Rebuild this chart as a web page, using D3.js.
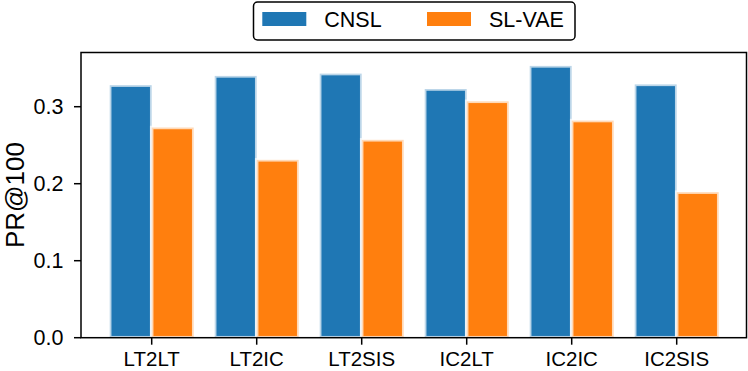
<!DOCTYPE html>
<html><head><meta charset="utf-8">
<script src="https://cdn.jsdelivr.net/npm/d3@7"></script>
<style>body{margin:0;background:#fff}svg{display:block}text{font-family:"Liberation Sans",Arial,sans-serif;fill:#000}</style>
</head><body><svg id="c" width="748" height="371"></svg>
<script>
const categories = ["LT2LT","LT2IC","LT2SIS","IC2LT","IC2IC","IC2SIS"];
const seriesNames = ["CNSL","SL-VAE"];
const cnsl = [0.328,0.340,0.343,0.323,0.353,0.329];
const slvae = [0.273,0.231,0.257,0.307,0.282,0.189];
const yTicks = [0.0,0.1,0.2,0.3];
const colors = ["#1f77b4","#ff7f0e"];

const svg = d3.select("#c");
const L = 81, R = 746.5, T = 52.5, B = 337.7;
const x = d3.scaleBand().domain(categories).range([L + 70.7 - 52.5, R - 69.8 + 52.5]).paddingInner(0).paddingOuter(0);
const xc = c => x(c) + x.bandwidth() / 2;
const y = d3.scaleLinear().domain([0, 0.3704]).range([B, T]);
const bw = 42;

const g = svg.append("g");
[cnsl, slvae].forEach((vals, s) => {
  g.selectAll(null).data(vals).enter().append("rect")
    .attr("x", (d,i) => xc(categories[i]) + (s === 0 ? -bw : 0))
    .attr("y", d => y(d))
    .attr("width", bw)
    .attr("height", d => B - y(d))
    .attr("fill", colors[s])
    .attr("stroke", "#fff").attr("stroke-opacity", 0.7).attr("stroke-width", 3.5);
});

svg.append("rect").attr("x", L).attr("y", T).attr("width", R-L).attr("height", B-T)
  .attr("fill","none").attr("stroke","#000").attr("stroke-width",1.5);

const yAxis = svg.append("g");
yTicks.forEach(t => {
  yAxis.append("line").attr("x1", L-7).attr("x2", L).attr("y1", y(t)).attr("y2", y(t)).attr("stroke","#000").attr("stroke-width",1.5);
  yAxis.append("text").attr("x", L-17.5).attr("y", y(t)).attr("dy","0.36em").attr("text-anchor","end")
    .style("font-size","21.5px").text(t.toFixed(1));
});
categories.forEach((c) => {
  svg.append("line").attr("x1", xc(c)).attr("x2", xc(c)).attr("y1", B).attr("y2", B+7).attr("stroke","#000").attr("stroke-width",1.5);
  svg.append("text").attr("x", xc(c)).attr("y", 366).attr("text-anchor","middle").style("font-size","20.5px").text(c);
});

svg.append("text").attr("transform", `translate(23.5,${(T+B)/2}) rotate(-90)`).attr("text-anchor","middle")
  .style("font-size","26px").text("PR@100");

const lg = svg.append("g");
lg.append("rect").attr("x",253.5).attr("y",2).attr("width",321.5).attr("height",38).attr("rx",4)
  .attr("fill","#fff").attr("stroke","#000").attr("stroke-width",1.5);
const legX = [262.3, 427];
seriesNames.forEach((n,s) => {
  lg.append("rect").attr("x", legX[s]).attr("y",12).attr("width",44).attr("height",14).attr("fill",colors[s]);
  lg.append("text").attr("x", legX[s]+62).attr("y",19.5).attr("dy","0.36em").style("font-size","21.5px").text(n);
});
</script></body></html>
--------------------
• [WRITTEN EXERCISE] Ignore the images and quote every line of the listing exactly.

• [ANSWER TO THIS PROBLEM]
Rebuild this chart as a web page, using D3.js.
<!DOCTYPE html>
<html><head><meta charset="utf-8">
<script src="https://cdn.jsdelivr.net/npm/d3@7"></script>
<style>body{margin:0;background:#fff}svg{display:block}text{font-family:"Liberation Sans",Arial,sans-serif;fill:#000}</style>
</head><body><svg id="c" width="748" height="371"></svg>
<script>
const categories = ["LT2LT","LT2IC","LT2SIS","IC2LT","IC2IC","IC2SIS"];
const seriesNames = ["CNSL","SL-VAE"];
const cnsl = [0.328,0.340,0.343,0.323,0.353,0.329];
const slvae = [0.273,0.231,0.257,0.307,0.282,0.189];
const yTicks = [0.0,0.1,0.2,0.3];
const colors = ["#1f77b4","#ff7f0e"];

const svg = d3.select("#c");
const L = 81, R = 746.5, T = 52.5, B = 337.7;
const x = d3.scaleBand().domain(categories).range([L + 70.7 - 52.5, R - 69.8 + 52.5]).paddingInner(0).paddingOuter(0);
const xc = c => x(c) + x.bandwidth() / 2;
const y = d3.scaleLinear().domain([0, 0.3704]).range([B, T]);
const bw = 42;

const g = svg.append("g");
[cnsl, slvae].forEach((vals, s) => {
  g.selectAll(null).data(vals).enter().append("rect")
    .attr("x", (d,i) => xc(categories[i]) + (s === 0 ? -bw : 0))
    .attr("y", d => y(d))
    .attr("width", bw)
    .attr("height", d => B - y(d))
    .attr("fill", colors[s])
    .attr("stroke", "#fff").attr("stroke-opacity", 0.7).attr("stroke-width", 3.5);
});

svg.append("rect").attr("x", L).attr("y", T).attr("width", R-L).attr("height", B-T)
  .attr("fill","none").attr("stroke","#000").attr("stroke-width",1.5);

const yAxis = svg.append("g");
yTicks.forEach(t => {
  yAxis.append("line").attr("x1", L-7).attr("x2", L).attr("y1", y(t)).attr("y2", y(t)).attr("stroke","#000").attr("stroke-width",1.5);
  yAxis.append("text").attr("x", L-17.5).attr("y", y(t)).attr("dy","0.36em").attr("text-anchor","end")
    .style("font-size","21.5px").text(t.toFixed(1));
});
categories.forEach((c) => {
  svg.append("line").attr("x1", xc(c)).attr("x2", xc(c)).attr("y1", B).attr("y2", B+7).attr("stroke","#000").attr("stroke-width",1.5);
  svg.append("text").attr("x", xc(c)).attr("y", 366).attr("text-anchor","middle").style("font-size","20.5px").text(c);
});

svg.append("text").attr("transform", `translate(23.5,${(T+B)/2}) rotate(-90)`).attr("text-anchor","middle")
  .style("font-size","26px").text("PR@100");

const lg = svg.append("g");
lg.append("rect").attr("x",253.5).attr("y",2).attr("width",321.5).attr("height",38).attr("rx",4)
  .attr("fill","#fff").attr("stroke","#000").attr("stroke-width",1.5);
const legX = [262.3, 427];
seriesNames.forEach((n,s) => {
  lg.append("rect").attr("x", legX[s]).attr("y",12).attr("width",44).attr("height",14).attr("fill",colors[s]);
  lg.append("text").attr("x", legX[s]+62).attr("y",19.5).attr("dy","0.36em").style("font-size","21.5px").text(n);
});
</script></body></html>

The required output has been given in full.